UniSaT: Unified-Objective Belief Model and Planner to Search for and Track Multiple Objects

TL;DR

This paper introduces UniSaT (Unified Search and Track), a novel unified-objective formulation for the search and track problem based on Random Finite Sets (RFS), and demonstrates both qualitative results and quantitative improvements over a multi-objective method.

Abstract

Path planning for autonomous search and tracking of multiple objects is a critical problem in applications such as reconnaissance, surveillance, and data gathering. Due to the inherent competing objectives of searching for new objects while maintaining tracks for found objects, most current approaches rely on multi-objective planning methods, leaving it up to the user to tune parameters to balance between the two objectives, usually based on heuristics or trial and error. In this paper, we introduce UniSaT (Unified Search and Track), a novel unified-objective formulation for the search and track problem based on Random Finite Sets (RFS).

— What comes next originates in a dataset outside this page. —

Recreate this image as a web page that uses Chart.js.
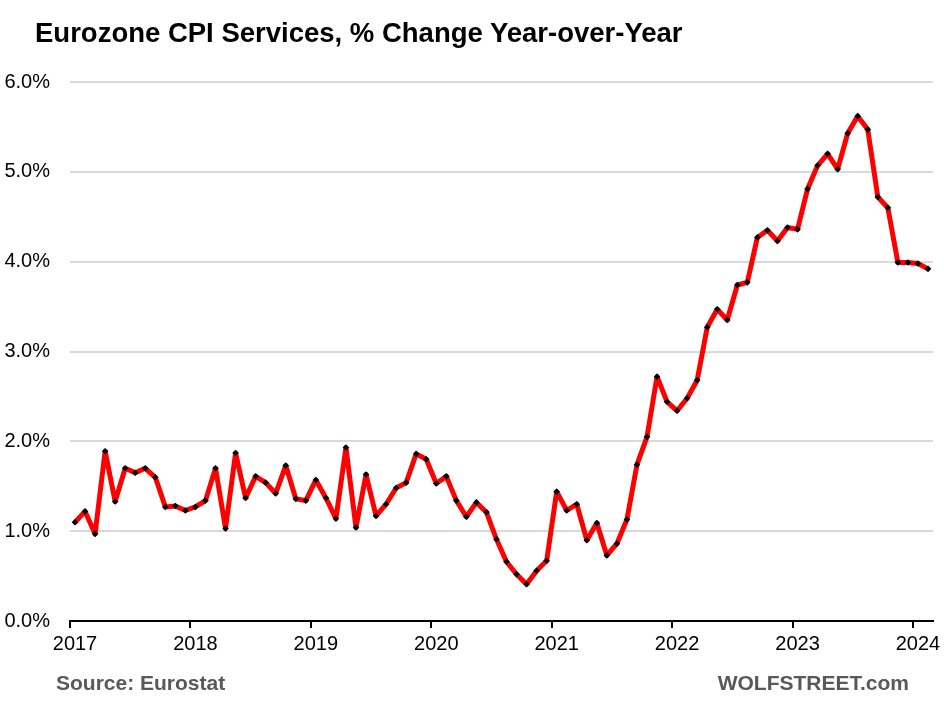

Our approach models unknown and known objects using a combined generalized labeled multi-Bernoulli (GLMB) filter. For unseen objects, UniSaT leverages both cardinality and spatial prior distributions, allowing it to operate without prior knowledge of the exact number of objects in the search space. The planner maximizes the mutual information of this unified belief model, creating balanced search and tracking behaviors. We demonstrate our work in a simulated environment, presenting both qualitative results and quantitative improvements over a multi-objective method.

Figures (5)

• Figure 1: An example scenario of a UAV searching for and tracking objects in a space. The objects are represented by red dots. The UAV is tracking three objects, with two of them currently in the field of view. The Gaussian priors are represented by blue ellipses, and each cluster has an associated cardinality distribution, with the one on the right having a higher cardinality distribution. Using our unified objective function, the UAV planner chooses a path that maximises both tracking and search performance, in this case leaving the tracked targets and searching the area on the right.
• Figure 2: An overview of the UniSaT pipeline. The first step is the belief initialization from the population count, shown on the left. The algorithm then enters the execution loop: observe, update belief, plan, and execute plan. The measurements are represented by purple crosses and the tracks are represented by red dots. With our unified approach, the highest reward plan, highlighted in red, visits the blue density to try to find new objects before visiting one of the tracks to update its state estimation.
• Figure 3: A randomly sampled environment from the five characteristic scenarios and a random environment setup. The true target states are shown in red and the prior SMC particles are plotted in distinct colors. Below each environment plot is the true environment cardinality distribution, which is what we sample the ground truth from, and the prior cardinality, which is used for belief initialization.
• Figure 4: An example run of UniSaT at different time steps in our simulation environment. The range of detection is shown in dotted lines around the UAV, where the probability of detection drops off between black to grey circles. The targets are shown as red dots and the EKF track covariance can be seen around the targets being tracked. SMC belief particles are visualized with each hypothesis having a different color.
• Figure 5: The mean OSPA$^2$ results of UniSaT and the baseline over 100 MC runs on the environment with random configurations, plotted with the $95\%$ confidence interval.